• Written request: Leave out the pictures; transcribe all else exactly.

• Source material:
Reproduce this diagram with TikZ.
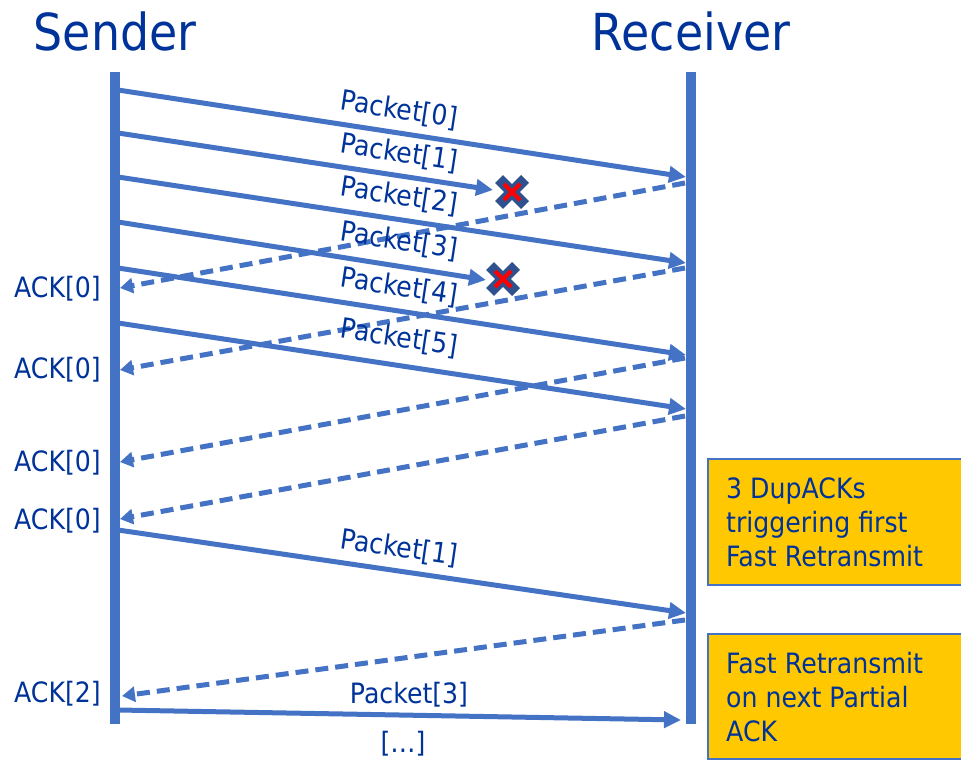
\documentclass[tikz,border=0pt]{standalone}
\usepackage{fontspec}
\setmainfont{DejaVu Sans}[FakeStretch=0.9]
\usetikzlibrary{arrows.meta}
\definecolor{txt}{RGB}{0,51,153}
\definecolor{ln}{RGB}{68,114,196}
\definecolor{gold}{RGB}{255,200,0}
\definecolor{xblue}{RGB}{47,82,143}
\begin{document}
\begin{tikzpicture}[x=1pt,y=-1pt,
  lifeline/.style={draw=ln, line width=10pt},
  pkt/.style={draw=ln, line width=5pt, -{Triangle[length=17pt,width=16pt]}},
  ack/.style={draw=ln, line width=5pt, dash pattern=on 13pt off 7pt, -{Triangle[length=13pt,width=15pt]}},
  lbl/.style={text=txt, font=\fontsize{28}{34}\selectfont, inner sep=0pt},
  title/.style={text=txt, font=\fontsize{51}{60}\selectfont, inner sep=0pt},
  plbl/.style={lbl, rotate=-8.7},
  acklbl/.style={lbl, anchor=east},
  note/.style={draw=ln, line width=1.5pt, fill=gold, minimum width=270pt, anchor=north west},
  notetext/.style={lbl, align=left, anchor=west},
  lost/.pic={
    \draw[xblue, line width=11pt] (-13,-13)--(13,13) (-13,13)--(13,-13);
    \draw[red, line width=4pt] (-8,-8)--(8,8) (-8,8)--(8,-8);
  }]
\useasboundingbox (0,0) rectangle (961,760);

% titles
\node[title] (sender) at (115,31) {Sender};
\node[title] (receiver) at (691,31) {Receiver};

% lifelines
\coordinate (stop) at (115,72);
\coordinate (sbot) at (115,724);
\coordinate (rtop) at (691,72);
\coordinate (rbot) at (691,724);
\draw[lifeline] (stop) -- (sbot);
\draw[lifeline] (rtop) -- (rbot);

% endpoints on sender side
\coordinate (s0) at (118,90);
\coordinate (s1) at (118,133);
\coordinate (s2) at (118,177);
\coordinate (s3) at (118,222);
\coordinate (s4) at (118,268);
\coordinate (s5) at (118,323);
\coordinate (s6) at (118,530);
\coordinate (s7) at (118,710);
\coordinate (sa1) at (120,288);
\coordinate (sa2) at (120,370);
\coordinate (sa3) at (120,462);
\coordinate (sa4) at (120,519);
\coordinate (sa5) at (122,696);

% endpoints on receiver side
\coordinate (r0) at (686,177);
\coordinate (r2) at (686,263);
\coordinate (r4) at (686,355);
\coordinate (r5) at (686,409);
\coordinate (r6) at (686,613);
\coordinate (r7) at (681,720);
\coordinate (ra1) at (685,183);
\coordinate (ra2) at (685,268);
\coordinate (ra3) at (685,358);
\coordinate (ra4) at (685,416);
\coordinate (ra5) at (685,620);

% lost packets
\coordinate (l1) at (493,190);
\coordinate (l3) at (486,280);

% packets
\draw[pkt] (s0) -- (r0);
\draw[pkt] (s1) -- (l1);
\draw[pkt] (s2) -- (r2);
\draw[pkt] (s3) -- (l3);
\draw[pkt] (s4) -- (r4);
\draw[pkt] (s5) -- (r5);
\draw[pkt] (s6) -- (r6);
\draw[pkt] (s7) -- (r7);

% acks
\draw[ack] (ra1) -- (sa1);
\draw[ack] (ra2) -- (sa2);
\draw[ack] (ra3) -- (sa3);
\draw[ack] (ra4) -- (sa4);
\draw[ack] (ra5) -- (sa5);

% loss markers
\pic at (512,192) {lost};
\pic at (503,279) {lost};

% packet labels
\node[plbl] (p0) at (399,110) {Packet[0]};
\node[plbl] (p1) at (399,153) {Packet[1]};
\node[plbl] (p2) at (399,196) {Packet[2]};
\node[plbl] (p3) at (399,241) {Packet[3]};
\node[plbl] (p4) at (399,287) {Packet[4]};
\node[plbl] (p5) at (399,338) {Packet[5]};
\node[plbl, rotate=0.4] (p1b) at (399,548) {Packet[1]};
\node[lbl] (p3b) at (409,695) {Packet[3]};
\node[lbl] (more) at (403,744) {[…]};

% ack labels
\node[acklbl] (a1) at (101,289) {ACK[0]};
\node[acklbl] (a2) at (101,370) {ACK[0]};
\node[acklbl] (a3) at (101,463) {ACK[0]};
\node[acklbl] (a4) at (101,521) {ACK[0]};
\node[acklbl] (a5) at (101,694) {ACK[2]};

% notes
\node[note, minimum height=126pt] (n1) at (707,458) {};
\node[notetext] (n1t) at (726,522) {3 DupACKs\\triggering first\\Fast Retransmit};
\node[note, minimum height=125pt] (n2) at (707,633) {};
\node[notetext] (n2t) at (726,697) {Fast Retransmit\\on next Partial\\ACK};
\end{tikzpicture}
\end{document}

• Response to the exercise:
Reproduce this diagram with TikZ.
\documentclass[tikz,border=0pt]{standalone}
\usepackage{fontspec}
\setmainfont{DejaVu Sans}[FakeStretch=0.9]
\usetikzlibrary{arrows.meta}
\definecolor{txt}{RGB}{0,51,153}
\definecolor{ln}{RGB}{68,114,196}
\definecolor{gold}{RGB}{255,200,0}
\definecolor{xblue}{RGB}{47,82,143}
\begin{document}
\begin{tikzpicture}[x=1pt,y=-1pt,
  lifeline/.style={draw=ln, line width=10pt},
  pkt/.style={draw=ln, line width=5pt, -{Triangle[length=17pt,width=16pt]}},
  ack/.style={draw=ln, line width=5pt, dash pattern=on 13pt off 7pt, -{Triangle[length=13pt,width=15pt]}},
  lbl/.style={text=txt, font=\fontsize{28}{34}\selectfont, inner sep=0pt},
  title/.style={text=txt, font=\fontsize{51}{60}\selectfont, inner sep=0pt},
  plbl/.style={lbl, rotate=-8.7},
  acklbl/.style={lbl, anchor=east},
  note/.style={draw=ln, line width=1.5pt, fill=gold, minimum width=270pt, anchor=north west},
  notetext/.style={lbl, align=left, anchor=west},
  lost/.pic={
    \draw[xblue, line width=11pt] (-13,-13)--(13,13) (-13,13)--(13,-13);
    \draw[red, line width=4pt] (-8,-8)--(8,8) (-8,8)--(8,-8);
  }]
\useasboundingbox (0,0) rectangle (961,760);

% titles
\node[title] (sender) at (115,31) {Sender};
\node[title] (receiver) at (691,31) {Receiver};

% lifelines
\coordinate (stop) at (115,72);
\coordinate (sbot) at (115,724);
\coordinate (rtop) at (691,72);
\coordinate (rbot) at (691,724);
\draw[lifeline] (stop) -- (sbot);
\draw[lifeline] (rtop) -- (rbot);

% endpoints on sender side
\coordinate (s0) at (118,90);
\coordinate (s1) at (118,133);
\coordinate (s2) at (118,177);
\coordinate (s3) at (118,222);
\coordinate (s4) at (118,268);
\coordinate (s5) at (118,323);
\coordinate (s6) at (118,530);
\coordinate (s7) at (118,710);
\coordinate (sa1) at (120,288);
\coordinate (sa2) at (120,370);
\coordinate (sa3) at (120,462);
\coordinate (sa4) at (120,519);
\coordinate (sa5) at (122,696);

% endpoints on receiver side
\coordinate (r0) at (686,177);
\coordinate (r2) at (686,263);
\coordinate (r4) at (686,355);
\coordinate (r5) at (686,409);
\coordinate (r6) at (686,613);
\coordinate (r7) at (681,720);
\coordinate (ra1) at (685,183);
\coordinate (ra2) at (685,268);
\coordinate (ra3) at (685,358);
\coordinate (ra4) at (685,416);
\coordinate (ra5) at (685,620);

% lost packets
\coordinate (l1) at (493,190);
\coordinate (l3) at (486,280);

% packets
\draw[pkt] (s0) -- (r0);
\draw[pkt] (s1) -- (l1);
\draw[pkt] (s2) -- (r2);
\draw[pkt] (s3) -- (l3);
\draw[pkt] (s4) -- (r4);
\draw[pkt] (s5) -- (r5);
\draw[pkt] (s6) -- (r6);
\draw[pkt] (s7) -- (r7);

% acks
\draw[ack] (ra1) -- (sa1);
\draw[ack] (ra2) -- (sa2);
\draw[ack] (ra3) -- (sa3);
\draw[ack] (ra4) -- (sa4);
\draw[ack] (ra5) -- (sa5);

% loss markers
\pic at (512,192) {lost};
\pic at (503,279) {lost};

% packet labels
\node[plbl] (p0) at (399,110) {Packet[0]};
\node[plbl] (p1) at (399,153) {Packet[1]};
\node[plbl] (p2) at (399,196) {Packet[2]};
\node[plbl] (p3) at (399,241) {Packet[3]};
\node[plbl] (p4) at (399,287) {Packet[4]};
\node[plbl] (p5) at (399,338) {Packet[5]};
\node[plbl, rotate=0.4] (p1b) at (399,548) {Packet[1]};
\node[lbl] (p3b) at (409,695) {Packet[3]};
\node[lbl] (more) at (403,744) {[…]};

% ack labels
\node[acklbl] (a1) at (101,289) {ACK[0]};
\node[acklbl] (a2) at (101,370) {ACK[0]};
\node[acklbl] (a3) at (101,463) {ACK[0]};
\node[acklbl] (a4) at (101,521) {ACK[0]};
\node[acklbl] (a5) at (101,694) {ACK[2]};

% notes
\node[note, minimum height=126pt] (n1) at (707,458) {};
\node[notetext] (n1t) at (726,522) {3 DupACKs\\triggering first\\Fast Retransmit};
\node[note, minimum height=125pt] (n2) at (707,633) {};
\node[notetext] (n2t) at (726,697) {Fast Retransmit\\on next Partial\\ACK};
\end{tikzpicture}
\end{document}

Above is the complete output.